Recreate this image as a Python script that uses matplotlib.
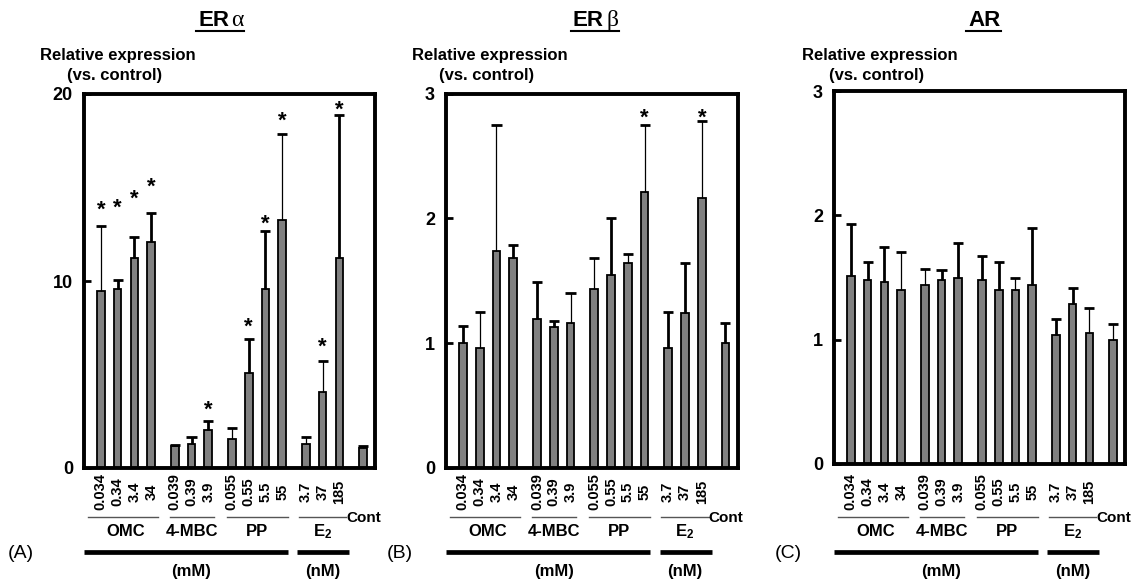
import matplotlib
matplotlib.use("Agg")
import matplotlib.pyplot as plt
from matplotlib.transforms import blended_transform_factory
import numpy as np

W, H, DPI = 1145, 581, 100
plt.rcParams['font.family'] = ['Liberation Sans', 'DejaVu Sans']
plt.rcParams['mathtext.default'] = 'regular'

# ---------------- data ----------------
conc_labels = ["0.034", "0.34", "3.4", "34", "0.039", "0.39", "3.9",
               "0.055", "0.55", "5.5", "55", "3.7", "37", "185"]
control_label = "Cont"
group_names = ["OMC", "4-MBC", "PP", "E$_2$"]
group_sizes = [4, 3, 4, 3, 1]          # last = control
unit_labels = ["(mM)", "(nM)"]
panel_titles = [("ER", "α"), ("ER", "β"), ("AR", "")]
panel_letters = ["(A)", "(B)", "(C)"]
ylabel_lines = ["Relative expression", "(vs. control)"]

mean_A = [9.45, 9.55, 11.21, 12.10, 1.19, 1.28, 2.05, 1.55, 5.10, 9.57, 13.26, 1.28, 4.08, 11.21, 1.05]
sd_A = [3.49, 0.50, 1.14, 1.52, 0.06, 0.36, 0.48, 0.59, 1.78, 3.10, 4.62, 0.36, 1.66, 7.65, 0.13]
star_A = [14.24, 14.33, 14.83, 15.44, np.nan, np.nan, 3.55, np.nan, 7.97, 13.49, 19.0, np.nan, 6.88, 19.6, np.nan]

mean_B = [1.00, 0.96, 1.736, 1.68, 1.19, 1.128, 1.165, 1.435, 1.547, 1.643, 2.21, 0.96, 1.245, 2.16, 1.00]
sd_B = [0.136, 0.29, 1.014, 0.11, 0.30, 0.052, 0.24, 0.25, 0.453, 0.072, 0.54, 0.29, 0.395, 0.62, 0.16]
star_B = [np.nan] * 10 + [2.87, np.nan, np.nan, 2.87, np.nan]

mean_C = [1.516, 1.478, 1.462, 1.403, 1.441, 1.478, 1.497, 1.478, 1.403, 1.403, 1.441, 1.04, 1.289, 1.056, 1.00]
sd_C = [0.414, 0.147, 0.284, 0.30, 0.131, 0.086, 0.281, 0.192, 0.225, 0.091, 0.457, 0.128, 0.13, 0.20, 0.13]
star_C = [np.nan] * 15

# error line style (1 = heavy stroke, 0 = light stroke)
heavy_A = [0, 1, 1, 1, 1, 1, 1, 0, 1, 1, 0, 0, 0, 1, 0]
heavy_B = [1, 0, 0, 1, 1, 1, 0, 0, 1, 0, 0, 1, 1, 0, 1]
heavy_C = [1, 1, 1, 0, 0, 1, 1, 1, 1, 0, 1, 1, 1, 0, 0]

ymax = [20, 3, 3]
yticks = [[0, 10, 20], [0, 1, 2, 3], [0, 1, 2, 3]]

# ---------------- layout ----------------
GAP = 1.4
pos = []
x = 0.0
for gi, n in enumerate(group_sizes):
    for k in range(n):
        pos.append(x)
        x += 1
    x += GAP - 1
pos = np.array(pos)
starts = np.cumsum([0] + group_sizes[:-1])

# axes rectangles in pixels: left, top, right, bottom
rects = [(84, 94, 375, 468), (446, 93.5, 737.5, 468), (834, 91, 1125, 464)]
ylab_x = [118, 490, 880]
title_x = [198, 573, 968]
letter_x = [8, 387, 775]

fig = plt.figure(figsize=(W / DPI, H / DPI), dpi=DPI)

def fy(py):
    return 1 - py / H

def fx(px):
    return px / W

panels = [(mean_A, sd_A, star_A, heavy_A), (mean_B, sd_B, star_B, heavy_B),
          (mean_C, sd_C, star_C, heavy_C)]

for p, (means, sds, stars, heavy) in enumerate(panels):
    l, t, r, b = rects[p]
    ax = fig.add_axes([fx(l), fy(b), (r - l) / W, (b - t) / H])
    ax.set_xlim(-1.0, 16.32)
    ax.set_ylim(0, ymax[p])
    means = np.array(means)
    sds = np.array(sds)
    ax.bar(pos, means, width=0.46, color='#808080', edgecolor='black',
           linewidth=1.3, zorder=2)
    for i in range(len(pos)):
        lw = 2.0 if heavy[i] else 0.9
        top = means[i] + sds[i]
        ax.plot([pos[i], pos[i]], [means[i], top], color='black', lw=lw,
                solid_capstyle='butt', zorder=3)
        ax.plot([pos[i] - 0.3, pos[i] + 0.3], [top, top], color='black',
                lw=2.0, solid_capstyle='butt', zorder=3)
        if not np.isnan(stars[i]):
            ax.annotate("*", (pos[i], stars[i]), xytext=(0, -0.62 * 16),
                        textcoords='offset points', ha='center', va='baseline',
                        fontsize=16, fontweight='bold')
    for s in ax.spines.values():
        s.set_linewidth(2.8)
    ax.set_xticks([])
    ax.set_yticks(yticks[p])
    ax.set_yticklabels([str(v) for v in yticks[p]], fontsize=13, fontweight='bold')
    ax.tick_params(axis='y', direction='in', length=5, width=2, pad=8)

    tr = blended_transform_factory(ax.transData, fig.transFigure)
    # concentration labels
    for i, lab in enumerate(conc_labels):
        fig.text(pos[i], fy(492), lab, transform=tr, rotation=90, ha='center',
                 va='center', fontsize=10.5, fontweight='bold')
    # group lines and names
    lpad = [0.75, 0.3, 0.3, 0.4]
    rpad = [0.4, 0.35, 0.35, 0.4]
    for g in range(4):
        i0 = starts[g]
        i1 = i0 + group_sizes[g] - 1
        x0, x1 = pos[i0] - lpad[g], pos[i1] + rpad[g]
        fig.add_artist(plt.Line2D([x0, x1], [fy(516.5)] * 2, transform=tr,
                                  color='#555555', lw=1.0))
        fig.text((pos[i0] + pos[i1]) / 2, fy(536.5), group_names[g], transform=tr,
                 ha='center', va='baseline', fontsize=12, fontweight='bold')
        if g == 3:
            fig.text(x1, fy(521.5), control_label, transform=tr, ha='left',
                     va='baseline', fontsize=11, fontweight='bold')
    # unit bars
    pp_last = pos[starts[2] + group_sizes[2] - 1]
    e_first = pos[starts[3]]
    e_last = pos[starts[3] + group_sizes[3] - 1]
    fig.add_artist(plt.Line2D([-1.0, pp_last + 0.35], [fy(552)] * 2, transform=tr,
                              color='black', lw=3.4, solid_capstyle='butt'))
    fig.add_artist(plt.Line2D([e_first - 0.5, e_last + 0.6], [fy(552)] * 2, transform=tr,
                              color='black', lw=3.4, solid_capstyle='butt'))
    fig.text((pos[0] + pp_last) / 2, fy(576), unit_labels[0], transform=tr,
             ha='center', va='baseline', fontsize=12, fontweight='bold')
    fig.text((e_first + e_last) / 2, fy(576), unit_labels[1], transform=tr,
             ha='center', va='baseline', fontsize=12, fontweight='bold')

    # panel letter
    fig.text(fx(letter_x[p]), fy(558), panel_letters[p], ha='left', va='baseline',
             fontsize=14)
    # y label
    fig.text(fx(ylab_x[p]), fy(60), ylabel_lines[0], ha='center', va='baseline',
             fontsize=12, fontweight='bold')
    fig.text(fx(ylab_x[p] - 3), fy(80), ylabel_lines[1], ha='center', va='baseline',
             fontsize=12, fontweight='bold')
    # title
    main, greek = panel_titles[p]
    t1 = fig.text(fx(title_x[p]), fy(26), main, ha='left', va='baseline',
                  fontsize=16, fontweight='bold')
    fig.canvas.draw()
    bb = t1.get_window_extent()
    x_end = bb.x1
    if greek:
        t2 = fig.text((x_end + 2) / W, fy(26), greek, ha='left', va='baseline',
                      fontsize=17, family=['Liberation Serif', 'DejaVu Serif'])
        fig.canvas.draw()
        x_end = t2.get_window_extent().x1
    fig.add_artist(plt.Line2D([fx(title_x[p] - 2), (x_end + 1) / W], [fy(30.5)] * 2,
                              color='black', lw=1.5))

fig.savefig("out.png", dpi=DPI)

_DIRECTION:_ Repeat, with no pictures, each line from the beginning of the data through the line containing "plt.rcParams['mathtext.default'] = 'regular'", inclusive.

_TASK OUTPUT:_
Recreate this image as a Python script that uses matplotlib.
import matplotlib
matplotlib.use("Agg")
import matplotlib.pyplot as plt
from matplotlib.transforms import blended_transform_factory
import numpy as np

W, H, DPI = 1145, 581, 100
plt.rcParams['font.family'] = ['Liberation Sans', 'DejaVu Sans']
plt.rcParams['mathtext.default'] = 'regular'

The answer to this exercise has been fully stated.